突然原理主義者らしき兵士に襲われ、泥に囲まれた島に囚われてしまった女子高生たち(「泥」)。

村の長老との結婚を拒絶する女は舌を抜かれてしまう。それがこの村の掟。そしてあらたな結婚の相手として、ある少女が選ばれた(「雀」)。

 

アイドルを目指す「夢の奴隷」である少女。彼女の「神様」の意外な姿とは?(「神様男」)。

管理所に収容された人々は「山羊の群れ」と呼ばれ、理不尽で過酷な労働に従事せざるを得ない。

そして時には動物を殺すより躊躇なく殺される。死と隣り合わせの鐘突き番にさせられた少年の運命は?(「山羊の目は空を青く映すか」)。


時代や場所にかかわらず、人間社会に時折現出する、さまざまな抑圧と奴隷状態。それは「かつて」の「遠い場所」ではなく、「いま」「ここ」で起きてもなんら不思議ではない。

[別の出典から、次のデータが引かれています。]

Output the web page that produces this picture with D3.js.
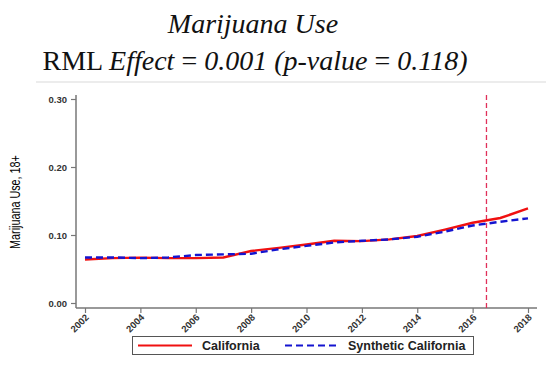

本作を読むことも、もしかすると囚われのひとつなのかも――。
何かに囚われた奴隷的な状況であることのみが共通する、七つの物語。桐野夏生の想像力と感応力が炸裂した、超異色短編集。

 

 

 

 

 

●感想レビュー

物理的・精神的に束縛され、奴隷になった人たちを描く短編集。

どのお話も『続く!』の文字がありそうなラストシーンなので印象に残ります。

 

「ただセックスがしたいだけ」は最初は無垢で無欲な青年が性欲に支配され、女性に尽くす事だけを考え、盗みを働く。

シンプルですが印象深かったです。

 

『雀』も少女が醜い男と一緒に都会に向かったのか?・・・気になる・・・

スッキリするようでスッキリしないのが『泥』・・・ある意味で幸せなラストシーンなのか?